### Required work
Leave the pictures out. Retype exactly the lines below from the one containing "Recreate this image" through the one containing "import pandas as pd", and no others.

### Data in this exercise
** Start **

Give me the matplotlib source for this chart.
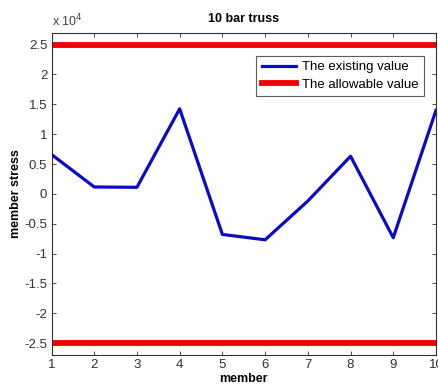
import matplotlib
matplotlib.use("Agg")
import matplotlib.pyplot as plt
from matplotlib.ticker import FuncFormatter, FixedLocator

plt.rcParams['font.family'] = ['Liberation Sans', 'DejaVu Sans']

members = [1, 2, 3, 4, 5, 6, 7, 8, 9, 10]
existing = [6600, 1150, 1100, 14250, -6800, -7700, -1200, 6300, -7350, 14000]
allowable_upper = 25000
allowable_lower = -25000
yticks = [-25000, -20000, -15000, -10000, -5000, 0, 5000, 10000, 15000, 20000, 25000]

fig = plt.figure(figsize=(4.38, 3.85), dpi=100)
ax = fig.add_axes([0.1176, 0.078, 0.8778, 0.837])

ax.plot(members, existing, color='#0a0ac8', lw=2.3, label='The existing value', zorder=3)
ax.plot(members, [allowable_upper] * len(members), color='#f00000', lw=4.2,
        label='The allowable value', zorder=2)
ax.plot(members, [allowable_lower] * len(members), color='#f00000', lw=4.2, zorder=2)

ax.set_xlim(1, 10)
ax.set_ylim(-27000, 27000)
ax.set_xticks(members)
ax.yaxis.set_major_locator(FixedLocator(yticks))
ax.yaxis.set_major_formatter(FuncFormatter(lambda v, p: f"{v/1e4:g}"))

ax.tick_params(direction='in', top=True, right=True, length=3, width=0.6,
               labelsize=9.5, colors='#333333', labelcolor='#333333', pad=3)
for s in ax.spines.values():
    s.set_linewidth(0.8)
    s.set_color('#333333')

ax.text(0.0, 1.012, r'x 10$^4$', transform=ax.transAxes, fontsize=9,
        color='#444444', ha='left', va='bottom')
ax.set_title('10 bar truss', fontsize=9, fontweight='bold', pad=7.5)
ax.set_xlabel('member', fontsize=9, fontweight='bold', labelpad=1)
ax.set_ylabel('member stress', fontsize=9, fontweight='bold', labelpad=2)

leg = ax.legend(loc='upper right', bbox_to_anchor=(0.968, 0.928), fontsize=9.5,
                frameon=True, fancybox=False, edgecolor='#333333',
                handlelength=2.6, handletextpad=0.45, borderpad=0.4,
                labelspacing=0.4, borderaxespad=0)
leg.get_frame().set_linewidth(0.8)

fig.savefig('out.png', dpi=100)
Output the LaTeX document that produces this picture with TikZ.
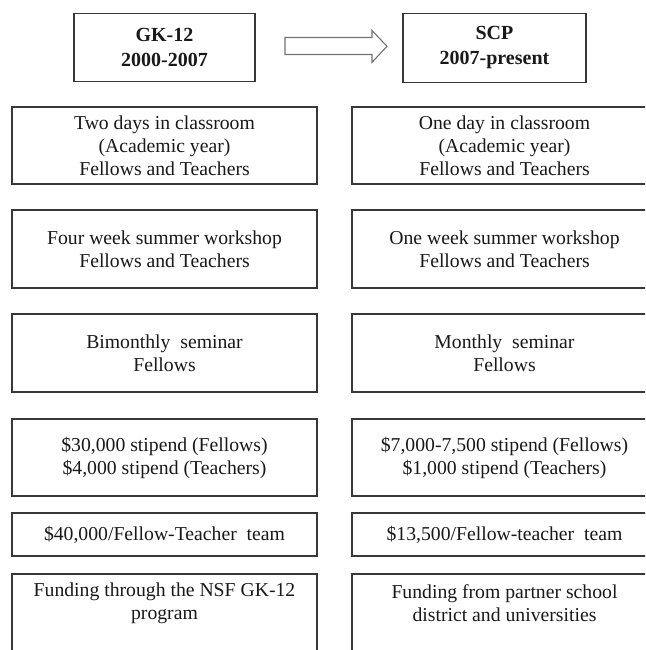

** End **
** Start **

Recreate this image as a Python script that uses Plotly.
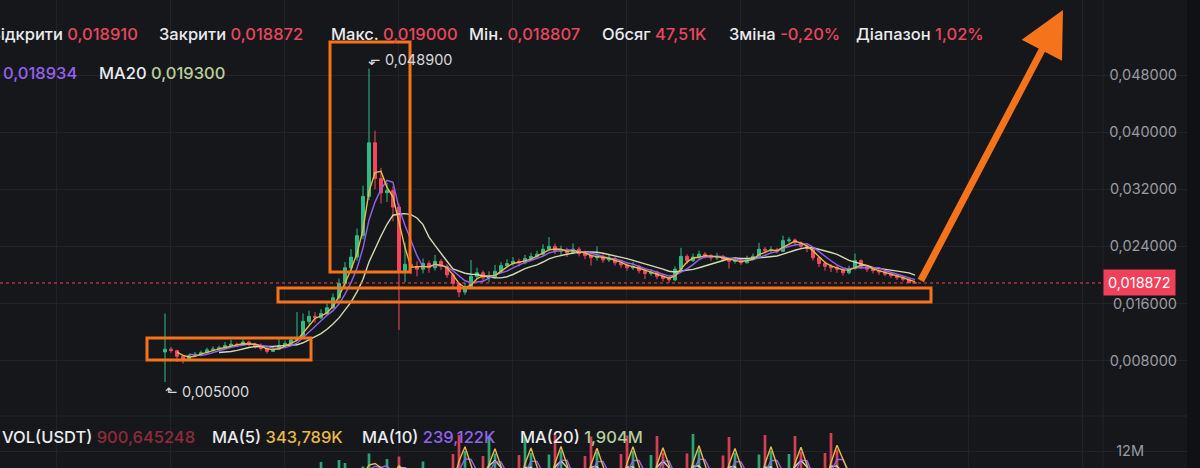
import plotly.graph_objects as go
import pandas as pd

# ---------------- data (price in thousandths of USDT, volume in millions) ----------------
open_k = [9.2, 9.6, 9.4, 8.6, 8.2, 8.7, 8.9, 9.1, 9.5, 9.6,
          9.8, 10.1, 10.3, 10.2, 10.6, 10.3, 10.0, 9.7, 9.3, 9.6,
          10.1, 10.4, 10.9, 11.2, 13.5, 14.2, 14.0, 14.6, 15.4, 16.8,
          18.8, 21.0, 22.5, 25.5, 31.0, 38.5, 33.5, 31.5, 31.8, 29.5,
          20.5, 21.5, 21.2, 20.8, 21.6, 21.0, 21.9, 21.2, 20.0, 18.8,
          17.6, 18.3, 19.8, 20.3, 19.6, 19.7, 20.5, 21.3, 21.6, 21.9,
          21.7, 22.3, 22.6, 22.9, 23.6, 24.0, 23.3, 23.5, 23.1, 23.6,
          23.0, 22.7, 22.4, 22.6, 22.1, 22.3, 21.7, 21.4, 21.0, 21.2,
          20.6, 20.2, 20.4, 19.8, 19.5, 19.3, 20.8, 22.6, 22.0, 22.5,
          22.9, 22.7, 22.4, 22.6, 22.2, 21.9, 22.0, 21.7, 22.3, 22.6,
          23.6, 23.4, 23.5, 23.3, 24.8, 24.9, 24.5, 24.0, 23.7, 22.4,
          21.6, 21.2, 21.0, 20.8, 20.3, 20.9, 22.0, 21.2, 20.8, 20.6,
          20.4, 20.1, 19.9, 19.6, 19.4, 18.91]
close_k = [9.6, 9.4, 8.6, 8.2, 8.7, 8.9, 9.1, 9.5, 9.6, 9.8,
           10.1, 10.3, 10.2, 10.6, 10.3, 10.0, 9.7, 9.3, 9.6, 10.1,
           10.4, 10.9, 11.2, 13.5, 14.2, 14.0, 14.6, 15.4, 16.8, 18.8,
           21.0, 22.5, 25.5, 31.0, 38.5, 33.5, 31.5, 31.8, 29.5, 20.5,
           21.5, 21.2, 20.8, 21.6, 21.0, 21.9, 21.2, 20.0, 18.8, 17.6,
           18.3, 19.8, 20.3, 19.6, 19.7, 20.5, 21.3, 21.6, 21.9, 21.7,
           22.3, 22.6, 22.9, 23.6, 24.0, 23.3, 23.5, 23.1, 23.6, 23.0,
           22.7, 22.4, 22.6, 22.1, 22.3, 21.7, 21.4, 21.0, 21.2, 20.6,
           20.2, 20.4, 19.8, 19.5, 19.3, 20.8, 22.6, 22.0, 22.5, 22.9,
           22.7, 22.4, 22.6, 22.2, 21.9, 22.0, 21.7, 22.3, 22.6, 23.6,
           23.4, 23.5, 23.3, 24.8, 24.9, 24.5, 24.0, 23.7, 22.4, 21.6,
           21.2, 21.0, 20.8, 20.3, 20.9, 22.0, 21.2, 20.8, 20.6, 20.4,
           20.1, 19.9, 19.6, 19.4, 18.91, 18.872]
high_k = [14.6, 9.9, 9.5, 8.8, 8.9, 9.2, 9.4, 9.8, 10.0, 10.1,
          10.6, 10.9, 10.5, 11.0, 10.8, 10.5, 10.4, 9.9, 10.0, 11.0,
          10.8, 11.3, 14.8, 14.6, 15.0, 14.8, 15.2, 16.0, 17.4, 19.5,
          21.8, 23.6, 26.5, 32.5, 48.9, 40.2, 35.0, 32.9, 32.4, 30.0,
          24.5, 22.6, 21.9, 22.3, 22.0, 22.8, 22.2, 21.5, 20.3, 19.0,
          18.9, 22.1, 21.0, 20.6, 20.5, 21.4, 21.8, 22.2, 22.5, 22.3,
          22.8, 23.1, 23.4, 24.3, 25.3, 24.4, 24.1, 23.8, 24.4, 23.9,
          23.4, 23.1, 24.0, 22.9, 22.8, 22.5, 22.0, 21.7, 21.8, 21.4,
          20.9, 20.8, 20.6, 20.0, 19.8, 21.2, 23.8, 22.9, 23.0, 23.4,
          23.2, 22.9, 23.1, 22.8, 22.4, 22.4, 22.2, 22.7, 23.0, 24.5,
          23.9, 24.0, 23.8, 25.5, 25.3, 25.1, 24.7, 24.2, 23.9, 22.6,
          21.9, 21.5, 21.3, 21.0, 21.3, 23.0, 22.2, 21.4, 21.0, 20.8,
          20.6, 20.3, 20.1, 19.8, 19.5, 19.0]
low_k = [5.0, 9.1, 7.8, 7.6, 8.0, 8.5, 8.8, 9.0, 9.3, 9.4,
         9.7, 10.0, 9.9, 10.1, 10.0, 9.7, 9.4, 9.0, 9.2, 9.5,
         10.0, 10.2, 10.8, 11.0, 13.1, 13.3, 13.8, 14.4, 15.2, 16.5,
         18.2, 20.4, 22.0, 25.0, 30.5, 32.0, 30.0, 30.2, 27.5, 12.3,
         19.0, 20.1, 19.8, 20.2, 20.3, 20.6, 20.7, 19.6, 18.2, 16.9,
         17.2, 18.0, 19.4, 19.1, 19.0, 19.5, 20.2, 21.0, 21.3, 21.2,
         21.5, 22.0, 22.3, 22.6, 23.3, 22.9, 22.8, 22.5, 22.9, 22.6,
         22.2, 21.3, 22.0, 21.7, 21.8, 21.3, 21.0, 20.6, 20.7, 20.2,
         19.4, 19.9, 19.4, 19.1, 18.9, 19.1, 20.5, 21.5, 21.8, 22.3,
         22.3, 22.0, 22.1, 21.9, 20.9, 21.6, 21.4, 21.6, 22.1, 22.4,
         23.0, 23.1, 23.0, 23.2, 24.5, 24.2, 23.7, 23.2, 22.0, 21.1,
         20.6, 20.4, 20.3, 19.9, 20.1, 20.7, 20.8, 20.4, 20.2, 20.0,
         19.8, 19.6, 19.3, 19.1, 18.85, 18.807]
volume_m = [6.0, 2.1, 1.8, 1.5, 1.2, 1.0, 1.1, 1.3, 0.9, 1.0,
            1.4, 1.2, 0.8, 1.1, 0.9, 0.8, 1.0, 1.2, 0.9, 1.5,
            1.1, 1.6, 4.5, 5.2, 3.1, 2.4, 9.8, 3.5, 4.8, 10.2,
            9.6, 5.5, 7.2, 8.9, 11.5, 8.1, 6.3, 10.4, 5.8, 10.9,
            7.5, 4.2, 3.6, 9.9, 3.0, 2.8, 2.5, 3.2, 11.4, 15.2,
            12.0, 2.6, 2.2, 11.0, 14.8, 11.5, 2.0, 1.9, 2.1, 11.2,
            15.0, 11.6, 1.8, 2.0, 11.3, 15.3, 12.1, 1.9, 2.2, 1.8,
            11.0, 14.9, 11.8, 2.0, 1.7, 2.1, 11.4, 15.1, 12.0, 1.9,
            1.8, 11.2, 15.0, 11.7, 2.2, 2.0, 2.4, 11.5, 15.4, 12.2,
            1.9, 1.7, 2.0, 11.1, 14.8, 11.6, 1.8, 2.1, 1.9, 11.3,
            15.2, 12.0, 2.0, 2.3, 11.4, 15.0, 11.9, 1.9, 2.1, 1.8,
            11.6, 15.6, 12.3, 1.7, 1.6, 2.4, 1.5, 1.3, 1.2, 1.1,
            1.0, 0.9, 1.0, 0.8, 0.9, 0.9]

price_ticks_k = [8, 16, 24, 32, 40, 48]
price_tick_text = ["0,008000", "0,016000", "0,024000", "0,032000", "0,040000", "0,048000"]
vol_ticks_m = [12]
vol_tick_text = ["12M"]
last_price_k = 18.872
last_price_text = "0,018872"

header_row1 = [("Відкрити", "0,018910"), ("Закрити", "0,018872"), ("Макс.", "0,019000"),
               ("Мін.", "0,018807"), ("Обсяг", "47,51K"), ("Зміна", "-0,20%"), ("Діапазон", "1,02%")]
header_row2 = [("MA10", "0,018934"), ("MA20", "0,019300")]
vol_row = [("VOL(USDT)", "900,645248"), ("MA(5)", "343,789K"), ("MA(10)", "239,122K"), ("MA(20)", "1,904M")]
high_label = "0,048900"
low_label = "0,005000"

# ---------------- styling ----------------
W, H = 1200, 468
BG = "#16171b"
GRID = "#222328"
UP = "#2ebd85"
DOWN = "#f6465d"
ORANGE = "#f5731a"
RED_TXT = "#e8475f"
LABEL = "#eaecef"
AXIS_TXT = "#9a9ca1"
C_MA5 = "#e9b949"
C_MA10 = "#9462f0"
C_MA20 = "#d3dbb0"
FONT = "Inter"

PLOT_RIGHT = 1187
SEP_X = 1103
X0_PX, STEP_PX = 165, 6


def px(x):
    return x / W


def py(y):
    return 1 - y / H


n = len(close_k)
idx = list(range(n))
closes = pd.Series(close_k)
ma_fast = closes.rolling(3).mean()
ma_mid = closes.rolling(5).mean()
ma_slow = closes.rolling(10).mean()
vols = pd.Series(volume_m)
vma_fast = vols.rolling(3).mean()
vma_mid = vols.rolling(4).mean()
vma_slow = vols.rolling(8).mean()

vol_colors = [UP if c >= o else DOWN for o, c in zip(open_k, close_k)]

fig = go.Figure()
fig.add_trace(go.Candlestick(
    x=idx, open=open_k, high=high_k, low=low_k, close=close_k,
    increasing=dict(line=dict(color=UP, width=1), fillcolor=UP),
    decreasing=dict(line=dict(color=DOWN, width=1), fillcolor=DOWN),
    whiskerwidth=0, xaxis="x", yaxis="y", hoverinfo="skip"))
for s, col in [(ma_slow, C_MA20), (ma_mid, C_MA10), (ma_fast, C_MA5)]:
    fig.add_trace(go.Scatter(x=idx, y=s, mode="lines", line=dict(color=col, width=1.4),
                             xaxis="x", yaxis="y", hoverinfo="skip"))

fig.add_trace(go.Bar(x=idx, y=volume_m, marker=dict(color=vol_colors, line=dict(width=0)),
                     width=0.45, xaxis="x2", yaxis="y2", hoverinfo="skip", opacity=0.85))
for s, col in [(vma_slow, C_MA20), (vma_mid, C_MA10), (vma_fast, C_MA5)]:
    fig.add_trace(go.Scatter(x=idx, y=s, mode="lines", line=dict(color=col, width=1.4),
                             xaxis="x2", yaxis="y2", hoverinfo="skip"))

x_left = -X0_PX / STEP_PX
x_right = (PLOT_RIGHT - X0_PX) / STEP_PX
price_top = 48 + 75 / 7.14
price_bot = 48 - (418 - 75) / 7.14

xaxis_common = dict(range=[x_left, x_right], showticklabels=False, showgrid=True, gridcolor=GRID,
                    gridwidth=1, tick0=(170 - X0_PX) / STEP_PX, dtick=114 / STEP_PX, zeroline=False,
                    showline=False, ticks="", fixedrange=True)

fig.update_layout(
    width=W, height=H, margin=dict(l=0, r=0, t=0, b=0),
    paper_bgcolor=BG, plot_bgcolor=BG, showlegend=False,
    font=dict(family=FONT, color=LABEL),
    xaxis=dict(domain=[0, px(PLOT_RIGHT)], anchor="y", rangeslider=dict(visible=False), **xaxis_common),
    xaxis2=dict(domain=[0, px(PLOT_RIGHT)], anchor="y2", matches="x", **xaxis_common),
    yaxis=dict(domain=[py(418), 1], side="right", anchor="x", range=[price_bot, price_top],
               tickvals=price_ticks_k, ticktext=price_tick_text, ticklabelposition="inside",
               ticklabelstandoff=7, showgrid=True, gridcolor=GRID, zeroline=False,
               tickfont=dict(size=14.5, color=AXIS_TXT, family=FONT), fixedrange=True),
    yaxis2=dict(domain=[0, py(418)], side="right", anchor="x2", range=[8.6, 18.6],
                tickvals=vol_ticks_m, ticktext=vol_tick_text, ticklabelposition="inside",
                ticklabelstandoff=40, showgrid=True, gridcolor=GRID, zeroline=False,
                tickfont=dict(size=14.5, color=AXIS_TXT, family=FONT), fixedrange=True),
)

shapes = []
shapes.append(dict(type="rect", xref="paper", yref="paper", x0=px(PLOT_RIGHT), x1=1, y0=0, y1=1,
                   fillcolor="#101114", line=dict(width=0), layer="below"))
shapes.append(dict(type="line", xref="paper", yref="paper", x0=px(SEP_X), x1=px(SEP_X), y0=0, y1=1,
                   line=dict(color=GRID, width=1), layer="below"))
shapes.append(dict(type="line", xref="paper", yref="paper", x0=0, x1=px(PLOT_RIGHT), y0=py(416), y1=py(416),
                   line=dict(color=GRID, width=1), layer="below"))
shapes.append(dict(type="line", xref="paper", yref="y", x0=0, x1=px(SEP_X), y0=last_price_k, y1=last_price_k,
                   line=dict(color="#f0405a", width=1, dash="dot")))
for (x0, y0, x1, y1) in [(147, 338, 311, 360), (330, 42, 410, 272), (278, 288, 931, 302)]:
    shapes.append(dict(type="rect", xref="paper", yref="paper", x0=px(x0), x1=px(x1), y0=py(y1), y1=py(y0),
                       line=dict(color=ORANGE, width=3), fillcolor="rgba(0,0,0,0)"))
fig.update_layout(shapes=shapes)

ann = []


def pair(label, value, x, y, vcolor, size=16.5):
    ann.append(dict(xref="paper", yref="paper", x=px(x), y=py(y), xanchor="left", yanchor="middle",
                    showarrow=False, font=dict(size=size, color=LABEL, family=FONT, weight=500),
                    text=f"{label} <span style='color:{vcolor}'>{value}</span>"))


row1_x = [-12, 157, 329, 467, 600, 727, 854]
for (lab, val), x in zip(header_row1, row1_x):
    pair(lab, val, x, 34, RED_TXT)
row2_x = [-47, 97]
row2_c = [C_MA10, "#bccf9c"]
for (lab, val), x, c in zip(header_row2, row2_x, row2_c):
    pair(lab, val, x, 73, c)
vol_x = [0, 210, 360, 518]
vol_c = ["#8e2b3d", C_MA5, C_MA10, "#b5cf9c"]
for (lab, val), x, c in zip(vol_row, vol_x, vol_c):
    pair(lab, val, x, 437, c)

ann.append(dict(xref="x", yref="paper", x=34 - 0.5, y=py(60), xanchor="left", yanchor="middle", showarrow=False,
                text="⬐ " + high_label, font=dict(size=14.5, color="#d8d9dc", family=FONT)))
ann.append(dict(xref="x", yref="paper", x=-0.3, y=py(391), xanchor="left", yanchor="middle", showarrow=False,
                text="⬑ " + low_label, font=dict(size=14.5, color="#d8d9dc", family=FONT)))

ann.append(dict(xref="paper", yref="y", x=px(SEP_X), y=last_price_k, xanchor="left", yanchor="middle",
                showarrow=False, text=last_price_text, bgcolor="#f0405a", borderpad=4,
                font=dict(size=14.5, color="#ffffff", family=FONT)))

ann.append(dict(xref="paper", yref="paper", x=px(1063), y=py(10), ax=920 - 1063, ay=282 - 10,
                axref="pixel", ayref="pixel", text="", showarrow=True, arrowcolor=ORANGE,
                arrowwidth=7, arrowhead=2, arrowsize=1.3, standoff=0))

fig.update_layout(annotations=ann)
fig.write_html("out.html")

** End **

### Written solution
Recreate this image as a Python script that uses Plotly.
import plotly.graph_objects as go
import pandas as pd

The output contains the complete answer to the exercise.